**Required work:**
From the entries below, say how many lines carry the word "draws", and give nothing but the number.

Plotting code records
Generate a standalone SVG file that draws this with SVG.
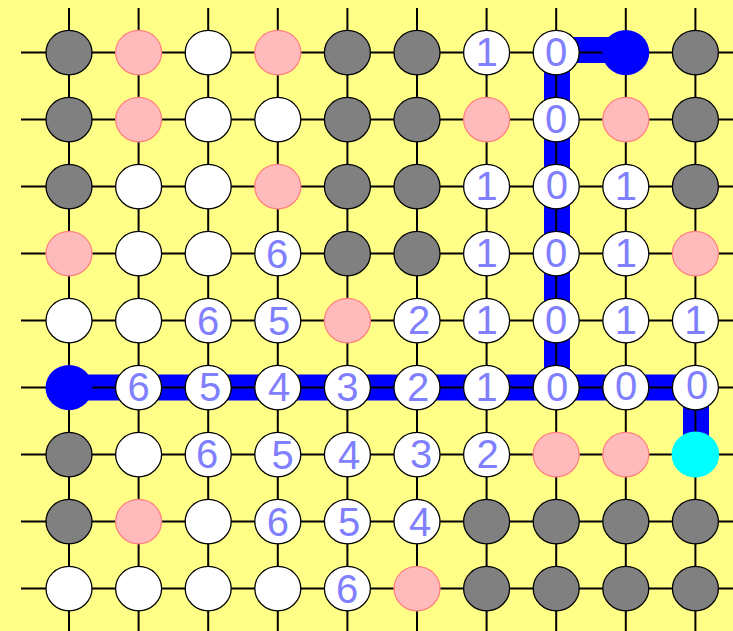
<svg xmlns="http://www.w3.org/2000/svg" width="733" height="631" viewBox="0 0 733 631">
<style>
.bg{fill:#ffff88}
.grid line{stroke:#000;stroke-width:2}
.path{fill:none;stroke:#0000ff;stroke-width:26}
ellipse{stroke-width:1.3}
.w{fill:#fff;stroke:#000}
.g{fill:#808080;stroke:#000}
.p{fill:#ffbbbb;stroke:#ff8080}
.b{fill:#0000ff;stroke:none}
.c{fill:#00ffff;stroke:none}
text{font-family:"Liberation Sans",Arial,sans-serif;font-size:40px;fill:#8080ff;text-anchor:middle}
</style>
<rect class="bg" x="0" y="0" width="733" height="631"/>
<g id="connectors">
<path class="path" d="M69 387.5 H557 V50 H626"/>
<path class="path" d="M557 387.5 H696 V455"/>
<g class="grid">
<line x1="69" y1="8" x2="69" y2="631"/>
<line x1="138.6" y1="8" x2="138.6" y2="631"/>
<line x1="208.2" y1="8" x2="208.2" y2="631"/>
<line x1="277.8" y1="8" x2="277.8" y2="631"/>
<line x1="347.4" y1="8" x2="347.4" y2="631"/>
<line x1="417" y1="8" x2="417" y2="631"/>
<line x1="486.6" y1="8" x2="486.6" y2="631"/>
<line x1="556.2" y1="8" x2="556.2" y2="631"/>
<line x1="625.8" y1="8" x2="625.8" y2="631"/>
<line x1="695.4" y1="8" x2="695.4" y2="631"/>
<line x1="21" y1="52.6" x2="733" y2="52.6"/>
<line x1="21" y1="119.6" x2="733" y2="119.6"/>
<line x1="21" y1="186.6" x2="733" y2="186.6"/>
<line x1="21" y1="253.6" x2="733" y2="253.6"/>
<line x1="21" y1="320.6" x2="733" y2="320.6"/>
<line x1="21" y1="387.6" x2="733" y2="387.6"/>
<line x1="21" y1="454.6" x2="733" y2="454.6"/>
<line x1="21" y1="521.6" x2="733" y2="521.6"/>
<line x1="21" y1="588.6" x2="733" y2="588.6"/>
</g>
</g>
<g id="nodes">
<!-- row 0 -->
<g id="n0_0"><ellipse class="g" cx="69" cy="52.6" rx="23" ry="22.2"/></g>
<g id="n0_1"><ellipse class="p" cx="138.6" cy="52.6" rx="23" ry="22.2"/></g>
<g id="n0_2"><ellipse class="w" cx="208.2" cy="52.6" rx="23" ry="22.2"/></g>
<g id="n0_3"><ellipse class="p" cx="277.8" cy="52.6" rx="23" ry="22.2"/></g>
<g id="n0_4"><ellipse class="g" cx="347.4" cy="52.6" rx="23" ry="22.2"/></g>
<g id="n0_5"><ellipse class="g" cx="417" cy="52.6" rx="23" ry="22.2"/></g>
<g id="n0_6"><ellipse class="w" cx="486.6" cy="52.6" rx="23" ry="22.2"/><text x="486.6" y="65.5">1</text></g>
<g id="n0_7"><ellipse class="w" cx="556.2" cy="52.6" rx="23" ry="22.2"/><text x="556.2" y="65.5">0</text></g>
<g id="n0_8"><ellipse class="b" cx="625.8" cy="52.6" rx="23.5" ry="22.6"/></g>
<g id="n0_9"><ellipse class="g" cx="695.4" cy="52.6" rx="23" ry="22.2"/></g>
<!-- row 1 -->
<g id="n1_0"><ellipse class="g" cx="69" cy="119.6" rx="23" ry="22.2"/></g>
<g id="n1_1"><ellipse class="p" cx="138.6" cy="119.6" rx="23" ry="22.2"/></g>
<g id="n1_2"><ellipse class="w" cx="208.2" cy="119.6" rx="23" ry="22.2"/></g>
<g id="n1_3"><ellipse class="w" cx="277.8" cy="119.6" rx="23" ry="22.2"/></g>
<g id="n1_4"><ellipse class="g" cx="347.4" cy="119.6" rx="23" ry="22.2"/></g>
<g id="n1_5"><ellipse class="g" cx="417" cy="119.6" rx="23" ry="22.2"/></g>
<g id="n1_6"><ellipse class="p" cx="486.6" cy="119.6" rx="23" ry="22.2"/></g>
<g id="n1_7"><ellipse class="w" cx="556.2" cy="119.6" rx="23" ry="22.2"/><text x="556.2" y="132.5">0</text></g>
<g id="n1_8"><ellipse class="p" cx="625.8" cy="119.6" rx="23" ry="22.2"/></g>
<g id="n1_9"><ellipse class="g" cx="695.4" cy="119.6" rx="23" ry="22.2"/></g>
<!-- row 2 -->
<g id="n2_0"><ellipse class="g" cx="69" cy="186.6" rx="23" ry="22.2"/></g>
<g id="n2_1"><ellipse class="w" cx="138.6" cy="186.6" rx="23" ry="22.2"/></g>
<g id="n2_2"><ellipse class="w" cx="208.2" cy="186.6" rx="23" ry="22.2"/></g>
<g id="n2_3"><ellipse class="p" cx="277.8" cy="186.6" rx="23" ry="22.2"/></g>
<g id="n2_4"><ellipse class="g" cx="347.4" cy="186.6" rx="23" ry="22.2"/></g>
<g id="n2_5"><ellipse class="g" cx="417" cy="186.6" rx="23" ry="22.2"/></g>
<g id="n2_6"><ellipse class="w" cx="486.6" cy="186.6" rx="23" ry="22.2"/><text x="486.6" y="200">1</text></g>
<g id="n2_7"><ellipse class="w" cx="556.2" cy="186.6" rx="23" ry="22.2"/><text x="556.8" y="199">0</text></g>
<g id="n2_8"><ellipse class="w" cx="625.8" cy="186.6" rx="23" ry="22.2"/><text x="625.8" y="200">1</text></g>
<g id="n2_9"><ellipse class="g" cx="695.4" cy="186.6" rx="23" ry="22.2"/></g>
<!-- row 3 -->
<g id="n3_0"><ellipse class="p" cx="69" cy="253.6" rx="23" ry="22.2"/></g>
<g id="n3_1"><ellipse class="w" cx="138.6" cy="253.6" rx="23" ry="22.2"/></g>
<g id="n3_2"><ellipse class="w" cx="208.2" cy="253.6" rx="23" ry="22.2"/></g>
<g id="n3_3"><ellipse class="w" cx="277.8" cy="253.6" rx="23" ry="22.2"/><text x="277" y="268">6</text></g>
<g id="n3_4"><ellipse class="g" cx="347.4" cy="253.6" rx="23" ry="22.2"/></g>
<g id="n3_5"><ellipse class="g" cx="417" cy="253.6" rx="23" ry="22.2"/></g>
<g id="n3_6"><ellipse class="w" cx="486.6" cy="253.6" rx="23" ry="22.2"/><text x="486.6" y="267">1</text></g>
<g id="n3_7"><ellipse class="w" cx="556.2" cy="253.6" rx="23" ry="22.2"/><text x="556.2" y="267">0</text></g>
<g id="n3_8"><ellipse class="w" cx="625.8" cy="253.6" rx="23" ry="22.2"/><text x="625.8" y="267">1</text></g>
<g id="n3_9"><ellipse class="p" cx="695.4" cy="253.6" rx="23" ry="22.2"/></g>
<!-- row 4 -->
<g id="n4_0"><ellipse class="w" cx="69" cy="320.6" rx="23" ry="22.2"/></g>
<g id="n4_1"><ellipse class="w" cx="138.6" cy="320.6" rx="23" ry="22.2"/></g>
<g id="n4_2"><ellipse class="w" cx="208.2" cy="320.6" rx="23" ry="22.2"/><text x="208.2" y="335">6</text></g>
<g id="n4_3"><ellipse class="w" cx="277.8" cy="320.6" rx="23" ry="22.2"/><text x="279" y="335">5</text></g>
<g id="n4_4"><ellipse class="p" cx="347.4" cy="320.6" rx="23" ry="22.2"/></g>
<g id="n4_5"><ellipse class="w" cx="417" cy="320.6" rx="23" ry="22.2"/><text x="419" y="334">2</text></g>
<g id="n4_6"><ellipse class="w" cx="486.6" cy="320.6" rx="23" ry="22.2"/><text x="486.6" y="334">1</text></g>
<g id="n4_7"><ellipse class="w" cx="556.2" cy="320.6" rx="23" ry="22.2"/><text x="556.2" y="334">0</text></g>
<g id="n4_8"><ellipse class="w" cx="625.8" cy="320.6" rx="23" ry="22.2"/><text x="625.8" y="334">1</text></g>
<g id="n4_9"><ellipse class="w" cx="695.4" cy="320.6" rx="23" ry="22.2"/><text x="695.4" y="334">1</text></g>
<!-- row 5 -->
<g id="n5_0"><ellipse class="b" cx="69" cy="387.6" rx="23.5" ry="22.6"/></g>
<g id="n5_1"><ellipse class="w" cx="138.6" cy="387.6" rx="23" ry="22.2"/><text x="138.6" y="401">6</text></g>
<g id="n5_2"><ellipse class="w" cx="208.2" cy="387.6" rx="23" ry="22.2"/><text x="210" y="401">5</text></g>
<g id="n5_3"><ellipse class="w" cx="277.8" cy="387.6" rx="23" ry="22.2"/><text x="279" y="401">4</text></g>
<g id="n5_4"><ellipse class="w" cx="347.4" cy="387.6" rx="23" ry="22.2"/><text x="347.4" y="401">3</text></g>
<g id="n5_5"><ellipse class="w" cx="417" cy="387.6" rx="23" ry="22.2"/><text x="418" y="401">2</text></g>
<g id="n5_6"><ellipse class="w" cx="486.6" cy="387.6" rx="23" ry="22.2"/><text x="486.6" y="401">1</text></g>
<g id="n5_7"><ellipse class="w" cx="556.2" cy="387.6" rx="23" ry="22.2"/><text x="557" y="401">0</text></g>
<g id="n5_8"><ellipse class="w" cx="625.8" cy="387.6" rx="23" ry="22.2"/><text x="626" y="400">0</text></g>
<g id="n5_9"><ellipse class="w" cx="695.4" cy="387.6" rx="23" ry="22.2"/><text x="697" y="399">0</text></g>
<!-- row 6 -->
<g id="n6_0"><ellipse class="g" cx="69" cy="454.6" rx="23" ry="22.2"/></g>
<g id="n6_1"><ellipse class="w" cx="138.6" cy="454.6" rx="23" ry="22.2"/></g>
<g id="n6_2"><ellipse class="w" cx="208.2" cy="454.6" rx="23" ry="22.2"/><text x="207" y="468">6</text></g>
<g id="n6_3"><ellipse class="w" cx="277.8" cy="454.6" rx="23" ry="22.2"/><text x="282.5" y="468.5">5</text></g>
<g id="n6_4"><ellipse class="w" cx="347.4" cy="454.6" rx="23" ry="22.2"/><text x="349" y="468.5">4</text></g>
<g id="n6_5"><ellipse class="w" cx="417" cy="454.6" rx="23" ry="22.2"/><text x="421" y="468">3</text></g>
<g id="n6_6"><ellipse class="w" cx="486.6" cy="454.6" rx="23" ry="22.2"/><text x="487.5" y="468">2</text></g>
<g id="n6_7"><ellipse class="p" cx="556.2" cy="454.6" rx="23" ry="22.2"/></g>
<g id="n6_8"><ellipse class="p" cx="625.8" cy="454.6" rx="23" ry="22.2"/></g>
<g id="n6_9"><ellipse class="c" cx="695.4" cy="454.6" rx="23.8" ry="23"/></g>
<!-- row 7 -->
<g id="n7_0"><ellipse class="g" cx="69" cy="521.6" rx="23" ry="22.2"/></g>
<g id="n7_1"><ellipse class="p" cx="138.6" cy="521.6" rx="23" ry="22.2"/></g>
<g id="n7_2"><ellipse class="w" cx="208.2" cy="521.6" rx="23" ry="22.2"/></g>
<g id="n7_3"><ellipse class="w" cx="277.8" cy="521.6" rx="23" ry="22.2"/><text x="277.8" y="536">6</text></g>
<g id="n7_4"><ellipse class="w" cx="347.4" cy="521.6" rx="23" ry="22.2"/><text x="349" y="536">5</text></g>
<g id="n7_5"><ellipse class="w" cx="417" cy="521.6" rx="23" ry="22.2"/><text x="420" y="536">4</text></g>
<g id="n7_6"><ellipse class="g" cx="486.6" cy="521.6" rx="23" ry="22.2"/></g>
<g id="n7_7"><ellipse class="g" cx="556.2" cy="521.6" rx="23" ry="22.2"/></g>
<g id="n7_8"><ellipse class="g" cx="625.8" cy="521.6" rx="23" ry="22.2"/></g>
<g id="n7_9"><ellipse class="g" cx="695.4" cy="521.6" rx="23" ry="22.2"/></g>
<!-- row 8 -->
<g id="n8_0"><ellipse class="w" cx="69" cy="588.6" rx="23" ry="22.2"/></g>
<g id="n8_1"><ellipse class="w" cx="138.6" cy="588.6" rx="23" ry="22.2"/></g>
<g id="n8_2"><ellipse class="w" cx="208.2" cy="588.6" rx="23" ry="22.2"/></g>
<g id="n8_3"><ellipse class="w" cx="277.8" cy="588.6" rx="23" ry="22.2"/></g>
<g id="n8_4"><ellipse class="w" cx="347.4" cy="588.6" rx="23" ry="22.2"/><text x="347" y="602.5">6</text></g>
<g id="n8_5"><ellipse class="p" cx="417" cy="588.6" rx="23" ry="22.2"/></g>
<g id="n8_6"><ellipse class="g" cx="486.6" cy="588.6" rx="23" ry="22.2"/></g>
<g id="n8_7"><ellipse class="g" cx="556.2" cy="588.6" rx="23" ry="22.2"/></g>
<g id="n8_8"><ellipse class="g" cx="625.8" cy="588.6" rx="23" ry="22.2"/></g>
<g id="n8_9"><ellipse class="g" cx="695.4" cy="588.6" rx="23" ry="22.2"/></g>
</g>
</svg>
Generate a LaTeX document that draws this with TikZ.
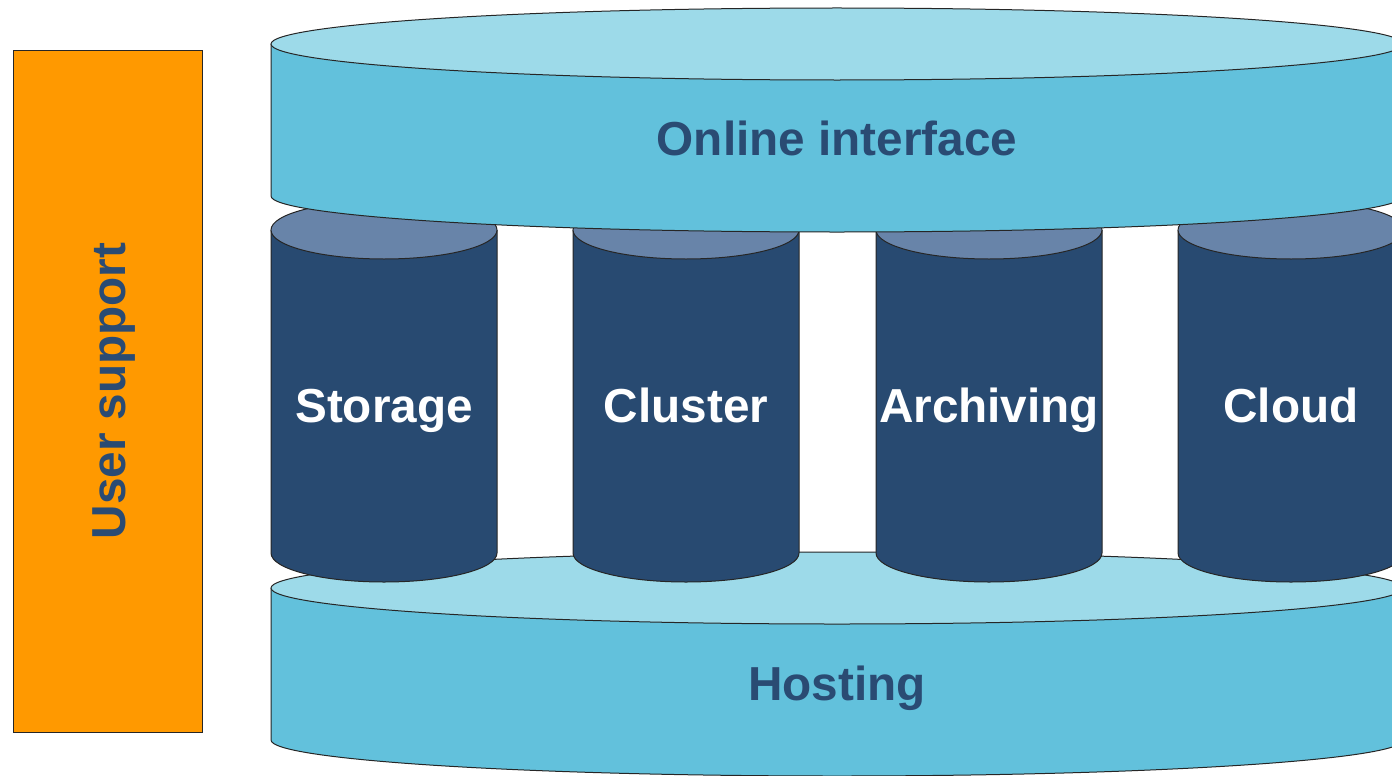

**Final answer:**
2